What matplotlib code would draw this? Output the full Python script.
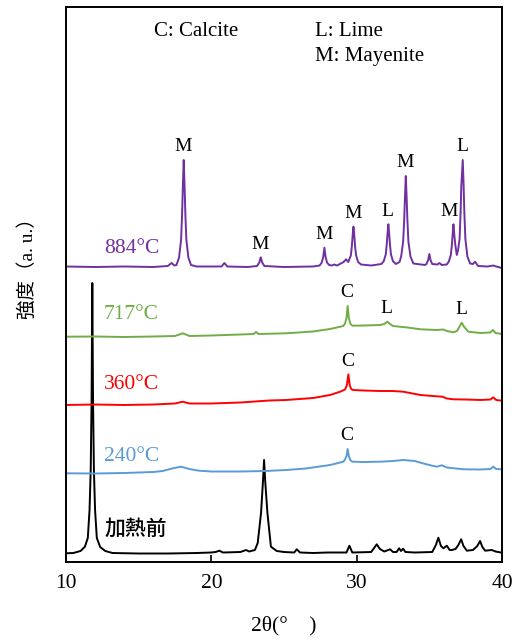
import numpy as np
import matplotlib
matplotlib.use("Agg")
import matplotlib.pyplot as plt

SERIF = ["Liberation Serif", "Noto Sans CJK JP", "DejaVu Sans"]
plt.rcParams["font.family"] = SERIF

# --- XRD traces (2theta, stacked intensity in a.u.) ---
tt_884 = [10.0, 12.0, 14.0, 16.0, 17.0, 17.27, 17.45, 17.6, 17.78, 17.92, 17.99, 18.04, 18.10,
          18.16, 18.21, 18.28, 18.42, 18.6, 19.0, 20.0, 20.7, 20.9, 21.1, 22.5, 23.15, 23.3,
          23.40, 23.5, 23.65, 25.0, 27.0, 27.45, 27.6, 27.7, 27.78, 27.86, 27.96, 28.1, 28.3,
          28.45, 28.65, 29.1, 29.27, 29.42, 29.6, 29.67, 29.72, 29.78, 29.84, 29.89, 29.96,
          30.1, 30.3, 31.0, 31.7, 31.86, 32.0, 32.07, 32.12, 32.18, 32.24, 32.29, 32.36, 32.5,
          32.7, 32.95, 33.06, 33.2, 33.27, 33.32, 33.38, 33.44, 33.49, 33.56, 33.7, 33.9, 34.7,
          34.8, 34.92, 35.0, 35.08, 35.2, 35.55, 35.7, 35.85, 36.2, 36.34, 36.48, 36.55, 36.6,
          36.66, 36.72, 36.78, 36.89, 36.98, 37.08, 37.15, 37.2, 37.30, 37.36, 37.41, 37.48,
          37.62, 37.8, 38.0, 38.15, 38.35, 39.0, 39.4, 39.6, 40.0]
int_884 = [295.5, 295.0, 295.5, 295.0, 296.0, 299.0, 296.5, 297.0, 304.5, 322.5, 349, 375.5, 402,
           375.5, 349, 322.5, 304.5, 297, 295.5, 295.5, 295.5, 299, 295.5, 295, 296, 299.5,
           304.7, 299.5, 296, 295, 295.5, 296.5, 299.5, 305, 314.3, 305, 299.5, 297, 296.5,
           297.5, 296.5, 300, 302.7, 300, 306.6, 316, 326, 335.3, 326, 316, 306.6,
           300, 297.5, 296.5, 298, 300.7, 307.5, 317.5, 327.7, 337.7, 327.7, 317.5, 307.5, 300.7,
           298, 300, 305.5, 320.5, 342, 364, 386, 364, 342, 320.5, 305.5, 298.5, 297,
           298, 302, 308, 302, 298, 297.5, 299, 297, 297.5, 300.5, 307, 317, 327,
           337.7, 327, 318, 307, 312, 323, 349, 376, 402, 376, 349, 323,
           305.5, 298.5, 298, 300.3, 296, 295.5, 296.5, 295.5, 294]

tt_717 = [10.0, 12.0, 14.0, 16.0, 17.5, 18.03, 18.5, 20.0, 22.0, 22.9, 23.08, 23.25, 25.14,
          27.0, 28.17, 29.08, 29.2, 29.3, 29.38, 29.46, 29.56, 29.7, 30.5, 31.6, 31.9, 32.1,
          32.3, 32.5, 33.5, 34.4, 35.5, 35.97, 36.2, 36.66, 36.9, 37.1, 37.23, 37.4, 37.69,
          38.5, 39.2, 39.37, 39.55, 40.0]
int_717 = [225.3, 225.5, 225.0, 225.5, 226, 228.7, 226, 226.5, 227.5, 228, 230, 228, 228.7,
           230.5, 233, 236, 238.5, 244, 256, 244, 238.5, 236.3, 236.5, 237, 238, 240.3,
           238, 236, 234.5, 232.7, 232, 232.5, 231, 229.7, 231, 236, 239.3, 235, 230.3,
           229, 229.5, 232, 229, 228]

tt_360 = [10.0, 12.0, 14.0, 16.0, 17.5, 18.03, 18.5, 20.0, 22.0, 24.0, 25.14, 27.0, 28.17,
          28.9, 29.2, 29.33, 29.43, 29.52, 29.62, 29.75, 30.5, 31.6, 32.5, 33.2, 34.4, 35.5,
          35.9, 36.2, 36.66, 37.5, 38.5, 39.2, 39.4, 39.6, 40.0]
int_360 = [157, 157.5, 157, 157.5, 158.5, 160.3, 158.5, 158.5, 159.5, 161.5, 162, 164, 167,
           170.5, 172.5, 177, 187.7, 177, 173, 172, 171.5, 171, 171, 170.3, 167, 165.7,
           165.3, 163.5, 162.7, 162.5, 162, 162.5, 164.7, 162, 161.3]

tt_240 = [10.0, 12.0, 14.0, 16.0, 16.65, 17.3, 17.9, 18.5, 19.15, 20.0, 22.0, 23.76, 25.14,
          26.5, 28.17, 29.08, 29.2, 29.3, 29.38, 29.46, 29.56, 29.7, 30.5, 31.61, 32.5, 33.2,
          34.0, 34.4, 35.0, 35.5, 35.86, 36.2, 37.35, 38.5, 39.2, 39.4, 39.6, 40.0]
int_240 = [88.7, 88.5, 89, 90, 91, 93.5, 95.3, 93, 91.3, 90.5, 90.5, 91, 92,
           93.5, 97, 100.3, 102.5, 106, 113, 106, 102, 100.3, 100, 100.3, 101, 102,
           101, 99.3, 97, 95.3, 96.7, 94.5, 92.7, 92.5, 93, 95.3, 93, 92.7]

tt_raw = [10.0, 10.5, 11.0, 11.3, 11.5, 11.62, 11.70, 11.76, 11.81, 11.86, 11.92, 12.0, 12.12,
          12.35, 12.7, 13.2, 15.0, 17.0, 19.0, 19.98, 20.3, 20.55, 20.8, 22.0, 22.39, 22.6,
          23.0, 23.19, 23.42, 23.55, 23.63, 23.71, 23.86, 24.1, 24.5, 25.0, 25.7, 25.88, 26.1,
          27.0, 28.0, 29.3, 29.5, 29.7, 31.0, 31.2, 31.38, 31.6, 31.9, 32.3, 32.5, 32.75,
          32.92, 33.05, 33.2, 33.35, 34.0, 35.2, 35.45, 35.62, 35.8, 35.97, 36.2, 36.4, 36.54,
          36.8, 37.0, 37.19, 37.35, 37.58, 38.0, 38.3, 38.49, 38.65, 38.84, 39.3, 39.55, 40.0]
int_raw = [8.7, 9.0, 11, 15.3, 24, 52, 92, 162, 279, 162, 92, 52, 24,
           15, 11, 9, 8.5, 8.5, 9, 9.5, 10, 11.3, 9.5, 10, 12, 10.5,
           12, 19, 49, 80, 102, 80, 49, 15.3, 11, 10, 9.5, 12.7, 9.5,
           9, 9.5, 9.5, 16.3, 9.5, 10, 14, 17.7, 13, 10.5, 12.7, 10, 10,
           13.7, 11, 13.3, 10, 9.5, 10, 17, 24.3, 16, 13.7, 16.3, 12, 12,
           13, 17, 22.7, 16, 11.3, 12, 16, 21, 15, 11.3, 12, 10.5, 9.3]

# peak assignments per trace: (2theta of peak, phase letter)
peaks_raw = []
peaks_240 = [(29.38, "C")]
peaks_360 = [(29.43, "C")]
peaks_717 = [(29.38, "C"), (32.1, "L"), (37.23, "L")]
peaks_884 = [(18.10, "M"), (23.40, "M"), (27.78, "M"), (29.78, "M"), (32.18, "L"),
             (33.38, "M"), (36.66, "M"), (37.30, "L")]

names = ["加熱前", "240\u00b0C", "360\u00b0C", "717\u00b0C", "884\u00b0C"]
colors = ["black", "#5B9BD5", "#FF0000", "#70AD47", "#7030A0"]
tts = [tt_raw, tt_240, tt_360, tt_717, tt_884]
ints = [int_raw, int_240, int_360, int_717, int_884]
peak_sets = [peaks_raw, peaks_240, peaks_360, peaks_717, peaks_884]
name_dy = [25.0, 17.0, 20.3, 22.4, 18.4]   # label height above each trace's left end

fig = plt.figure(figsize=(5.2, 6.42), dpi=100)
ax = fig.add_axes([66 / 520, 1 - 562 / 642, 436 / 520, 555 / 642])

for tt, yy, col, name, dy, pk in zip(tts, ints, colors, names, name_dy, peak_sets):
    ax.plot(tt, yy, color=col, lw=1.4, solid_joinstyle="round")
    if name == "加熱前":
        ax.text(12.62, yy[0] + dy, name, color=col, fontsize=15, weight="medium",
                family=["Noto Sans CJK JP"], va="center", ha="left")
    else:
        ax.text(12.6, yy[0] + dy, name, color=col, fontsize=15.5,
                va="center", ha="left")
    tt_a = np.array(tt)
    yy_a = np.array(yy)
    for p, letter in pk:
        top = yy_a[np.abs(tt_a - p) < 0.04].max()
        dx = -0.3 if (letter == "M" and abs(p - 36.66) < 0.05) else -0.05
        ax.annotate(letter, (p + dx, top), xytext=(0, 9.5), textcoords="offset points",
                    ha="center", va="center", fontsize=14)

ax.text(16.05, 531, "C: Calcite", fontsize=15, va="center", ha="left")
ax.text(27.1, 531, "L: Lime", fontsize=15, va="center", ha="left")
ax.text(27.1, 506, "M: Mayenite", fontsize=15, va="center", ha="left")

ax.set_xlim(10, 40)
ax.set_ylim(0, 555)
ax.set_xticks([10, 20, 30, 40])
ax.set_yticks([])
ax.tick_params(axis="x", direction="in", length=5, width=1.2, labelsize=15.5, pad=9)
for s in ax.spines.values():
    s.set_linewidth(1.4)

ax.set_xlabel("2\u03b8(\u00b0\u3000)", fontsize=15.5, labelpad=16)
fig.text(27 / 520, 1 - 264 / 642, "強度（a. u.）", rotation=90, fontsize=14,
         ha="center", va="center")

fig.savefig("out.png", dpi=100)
++++
Required work >> Find each line holding the word "matplotlib" and copy it.

Result of this task >>
What matplotlib code would draw this? Output the full Python script.
import matplotlib
matplotlib.use("Agg")
import matplotlib.pyplot as plt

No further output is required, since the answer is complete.